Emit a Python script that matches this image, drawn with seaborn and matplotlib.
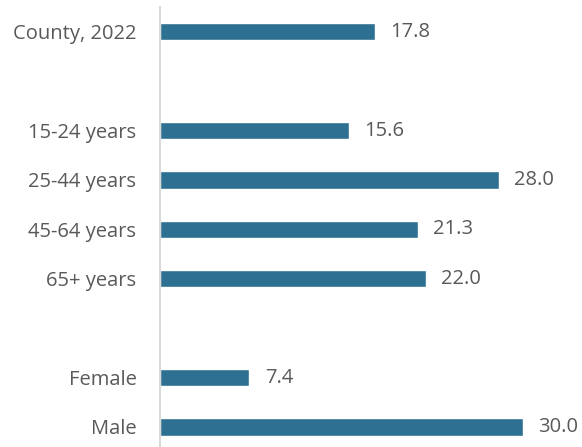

---

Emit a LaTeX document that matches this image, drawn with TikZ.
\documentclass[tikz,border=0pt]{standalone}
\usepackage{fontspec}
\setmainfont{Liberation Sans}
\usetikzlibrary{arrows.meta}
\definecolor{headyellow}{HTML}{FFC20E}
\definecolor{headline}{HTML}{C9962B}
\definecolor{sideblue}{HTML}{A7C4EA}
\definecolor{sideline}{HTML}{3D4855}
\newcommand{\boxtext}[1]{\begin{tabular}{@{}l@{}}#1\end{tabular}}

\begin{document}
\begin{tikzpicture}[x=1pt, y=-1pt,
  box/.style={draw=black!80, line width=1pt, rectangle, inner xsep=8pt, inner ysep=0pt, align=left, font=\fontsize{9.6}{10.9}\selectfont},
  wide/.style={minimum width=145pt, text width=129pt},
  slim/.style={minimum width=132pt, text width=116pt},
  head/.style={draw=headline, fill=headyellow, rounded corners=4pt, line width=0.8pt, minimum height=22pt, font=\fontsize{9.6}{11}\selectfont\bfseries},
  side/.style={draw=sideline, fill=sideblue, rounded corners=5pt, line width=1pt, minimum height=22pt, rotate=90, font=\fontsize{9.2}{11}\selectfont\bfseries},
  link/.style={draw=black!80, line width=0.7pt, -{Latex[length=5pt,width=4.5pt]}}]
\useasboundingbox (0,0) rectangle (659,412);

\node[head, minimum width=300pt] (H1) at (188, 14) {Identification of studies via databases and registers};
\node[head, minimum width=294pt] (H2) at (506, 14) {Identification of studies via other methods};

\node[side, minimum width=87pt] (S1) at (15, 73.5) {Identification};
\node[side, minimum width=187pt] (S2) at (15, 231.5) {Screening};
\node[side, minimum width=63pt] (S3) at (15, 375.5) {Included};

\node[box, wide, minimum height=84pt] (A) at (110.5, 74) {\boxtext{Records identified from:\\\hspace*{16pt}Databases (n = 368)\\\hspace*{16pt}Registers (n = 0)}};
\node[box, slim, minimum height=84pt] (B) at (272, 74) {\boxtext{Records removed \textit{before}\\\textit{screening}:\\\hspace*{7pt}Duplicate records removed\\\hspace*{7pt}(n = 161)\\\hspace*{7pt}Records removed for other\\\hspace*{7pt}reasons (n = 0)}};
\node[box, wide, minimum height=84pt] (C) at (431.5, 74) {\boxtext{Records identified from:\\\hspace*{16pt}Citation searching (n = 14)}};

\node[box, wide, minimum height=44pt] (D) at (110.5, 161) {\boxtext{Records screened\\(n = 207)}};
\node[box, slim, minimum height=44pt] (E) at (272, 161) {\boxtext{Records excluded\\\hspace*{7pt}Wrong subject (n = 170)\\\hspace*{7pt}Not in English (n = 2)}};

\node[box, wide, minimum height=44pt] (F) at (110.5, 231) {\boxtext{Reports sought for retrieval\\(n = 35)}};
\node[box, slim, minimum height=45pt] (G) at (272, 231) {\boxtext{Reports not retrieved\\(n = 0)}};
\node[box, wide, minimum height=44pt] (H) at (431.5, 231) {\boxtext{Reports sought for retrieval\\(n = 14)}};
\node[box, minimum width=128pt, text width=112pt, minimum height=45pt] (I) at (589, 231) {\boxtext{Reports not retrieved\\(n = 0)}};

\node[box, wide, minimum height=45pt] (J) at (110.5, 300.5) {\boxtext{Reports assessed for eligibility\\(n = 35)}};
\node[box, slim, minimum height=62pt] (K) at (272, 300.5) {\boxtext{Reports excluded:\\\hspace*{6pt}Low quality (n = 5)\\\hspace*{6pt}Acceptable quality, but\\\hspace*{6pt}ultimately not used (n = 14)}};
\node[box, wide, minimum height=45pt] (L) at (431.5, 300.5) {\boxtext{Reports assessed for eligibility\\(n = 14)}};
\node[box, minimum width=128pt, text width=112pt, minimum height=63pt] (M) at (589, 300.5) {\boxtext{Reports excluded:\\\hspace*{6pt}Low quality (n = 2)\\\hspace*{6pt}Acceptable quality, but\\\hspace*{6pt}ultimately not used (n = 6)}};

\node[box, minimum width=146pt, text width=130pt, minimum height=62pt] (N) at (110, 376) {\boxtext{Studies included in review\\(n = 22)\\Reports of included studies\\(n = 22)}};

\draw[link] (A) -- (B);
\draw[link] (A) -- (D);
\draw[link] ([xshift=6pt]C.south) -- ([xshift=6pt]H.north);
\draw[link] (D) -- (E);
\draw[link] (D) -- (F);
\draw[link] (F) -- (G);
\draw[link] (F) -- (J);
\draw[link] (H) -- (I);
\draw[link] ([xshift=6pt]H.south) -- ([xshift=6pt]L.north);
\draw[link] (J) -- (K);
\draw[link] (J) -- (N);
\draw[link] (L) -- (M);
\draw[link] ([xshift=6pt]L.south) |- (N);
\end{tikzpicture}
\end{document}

---

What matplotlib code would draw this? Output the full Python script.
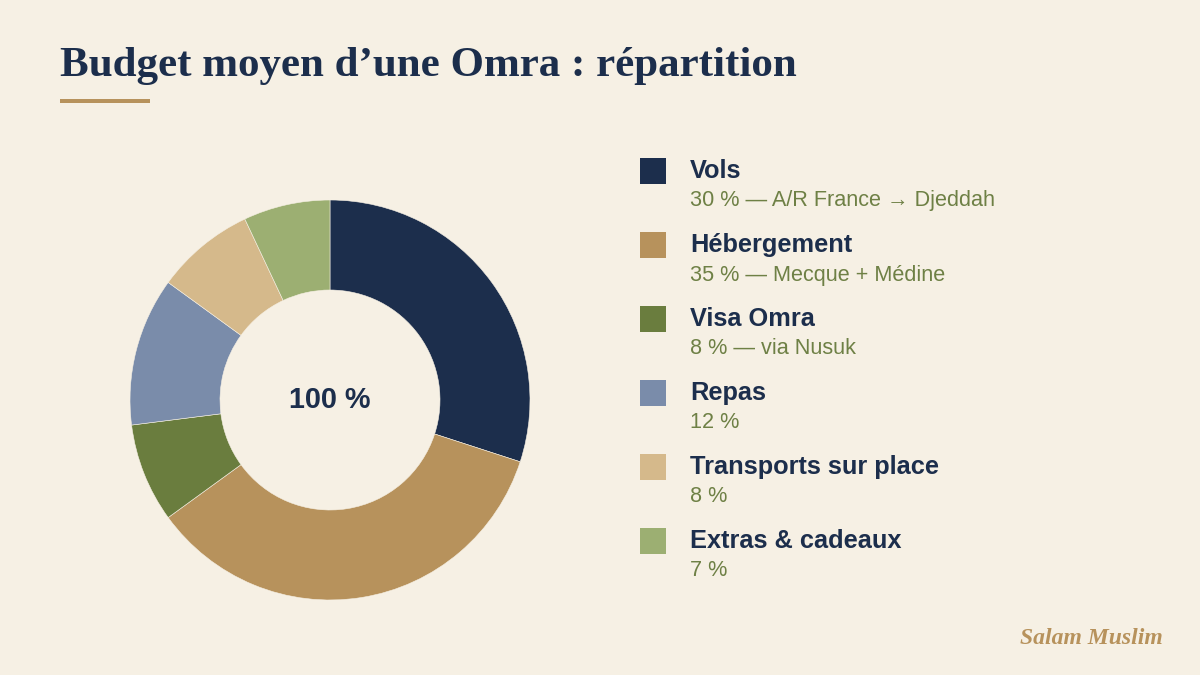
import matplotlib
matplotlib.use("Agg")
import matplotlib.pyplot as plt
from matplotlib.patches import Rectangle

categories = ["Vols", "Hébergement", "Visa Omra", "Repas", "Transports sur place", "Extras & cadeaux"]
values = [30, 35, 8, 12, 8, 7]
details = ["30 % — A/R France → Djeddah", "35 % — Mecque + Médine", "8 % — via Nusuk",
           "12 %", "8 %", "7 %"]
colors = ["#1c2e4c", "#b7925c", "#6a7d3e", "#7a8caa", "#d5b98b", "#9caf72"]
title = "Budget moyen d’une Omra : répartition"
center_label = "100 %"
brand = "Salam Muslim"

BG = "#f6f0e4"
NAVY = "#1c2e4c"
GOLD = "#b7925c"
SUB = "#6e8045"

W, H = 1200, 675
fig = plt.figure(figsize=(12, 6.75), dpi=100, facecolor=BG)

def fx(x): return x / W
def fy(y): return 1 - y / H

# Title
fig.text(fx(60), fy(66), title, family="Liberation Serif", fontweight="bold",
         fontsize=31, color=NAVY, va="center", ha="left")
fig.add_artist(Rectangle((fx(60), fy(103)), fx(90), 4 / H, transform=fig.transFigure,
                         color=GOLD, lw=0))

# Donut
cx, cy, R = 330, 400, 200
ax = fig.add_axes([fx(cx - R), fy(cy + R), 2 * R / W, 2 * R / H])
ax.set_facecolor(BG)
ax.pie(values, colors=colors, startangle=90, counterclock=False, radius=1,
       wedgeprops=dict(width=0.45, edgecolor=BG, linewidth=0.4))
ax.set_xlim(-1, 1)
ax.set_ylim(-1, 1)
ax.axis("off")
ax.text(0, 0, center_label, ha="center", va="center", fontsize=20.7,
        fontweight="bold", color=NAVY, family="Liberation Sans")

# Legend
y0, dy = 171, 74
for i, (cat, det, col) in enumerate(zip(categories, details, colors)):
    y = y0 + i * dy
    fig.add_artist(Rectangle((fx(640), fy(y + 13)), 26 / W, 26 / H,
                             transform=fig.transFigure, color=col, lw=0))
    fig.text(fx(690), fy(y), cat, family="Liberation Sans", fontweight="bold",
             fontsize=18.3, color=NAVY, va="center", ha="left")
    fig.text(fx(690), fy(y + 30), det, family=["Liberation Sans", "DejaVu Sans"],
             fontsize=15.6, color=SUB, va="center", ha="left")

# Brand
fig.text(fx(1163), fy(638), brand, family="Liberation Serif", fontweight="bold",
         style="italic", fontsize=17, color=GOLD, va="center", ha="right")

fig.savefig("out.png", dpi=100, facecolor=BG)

* Directions for this task *
Only the stretch from the line with "What matplotlib code" through the line with "def fy(y): return 1 - y / H" should be copied, exactly and with both ends. Drop the pictures.

* Solution to this task *
What matplotlib code would draw this? Output the full Python script.
import matplotlib
matplotlib.use("Agg")
import matplotlib.pyplot as plt
from matplotlib.patches import Rectangle

categories = ["Vols", "Hébergement", "Visa Omra", "Repas", "Transports sur place", "Extras & cadeaux"]
values = [30, 35, 8, 12, 8, 7]
details = ["30 % — A/R France → Djeddah", "35 % — Mecque + Médine", "8 % — via Nusuk",
           "12 %", "8 %", "7 %"]
colors = ["#1c2e4c", "#b7925c", "#6a7d3e", "#7a8caa", "#d5b98b", "#9caf72"]
title = "Budget moyen d’une Omra : répartition"
center_label = "100 %"
brand = "Salam Muslim"

BG = "#f6f0e4"
NAVY = "#1c2e4c"
GOLD = "#b7925c"
SUB = "#6e8045"

W, H = 1200, 675
fig = plt.figure(figsize=(12, 6.75), dpi=100, facecolor=BG)

def fx(x): return x / W
def fy(y): return 1 - y / H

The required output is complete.